Für das erste Anfechten des Arbeitszeugnisses gilt eine Frist von 3 Wochen nach Erhalt des Zeugnisses. In dieser Zeit müssen Sie entweder schriftlich Widerspruch einlegen oder schon eine Zeugnisberichtigungsklage einreichen. Nach insgesamt 6 Monaten nach Beschäftigungsende gehen Gerichte regelmäßig davon aus, dass Arbeitgeber die Leistungen nicht mehr angemessen bewerten können.

Böswilligkeit oder Versehen?

Generell ist das Arbeitszeugnis eine subjektive Bewertung durch den Vorgesetzten und Arbeitgeber. Selbstbild und Fremdbild können dabei unterschiedlich ausfallen. Nicht immer basiert die Beurteilung auf Böswilligkeit oder Mobbing zum Abschied. Wenn Sie Ihr Arbeitszeugnis lesen und sich ungerecht beurteilt fühlen, sollten Sie immer das 4-Augen-Gespräch mit dem Chef suchen. Vieles lässt sich dabei klären.

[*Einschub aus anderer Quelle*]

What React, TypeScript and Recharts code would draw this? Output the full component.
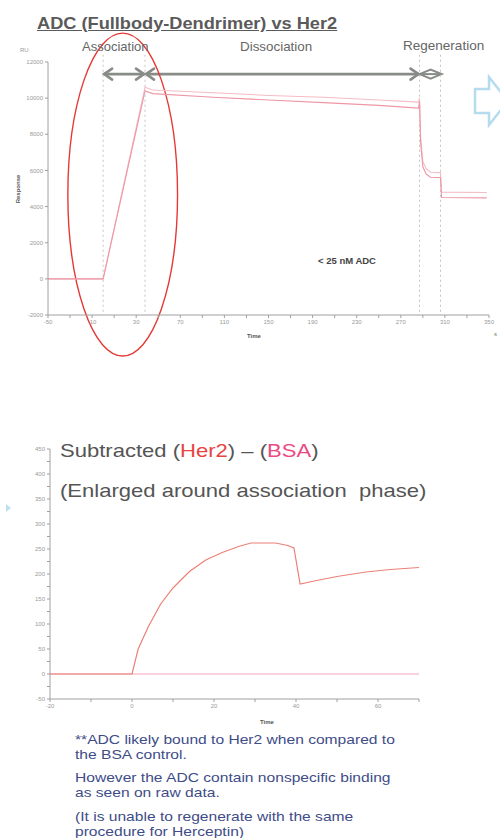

Wer ein noch nicht allzu altes Zwischenzeugnis besitzt, ist noch besser dran. Das besitzt Bindungswirkung. Bedeutet: Der Chef kann in seiner abschließenden Bewertung im qualifizierten Arbeitszeugnis nicht groß vom Zwischenzeugnis abweichen. Dafür benötigt er triftige Gründe und muss diese auch beweisen. Andernfalls können Sie wieder das Arbeitszeugnis anfechten.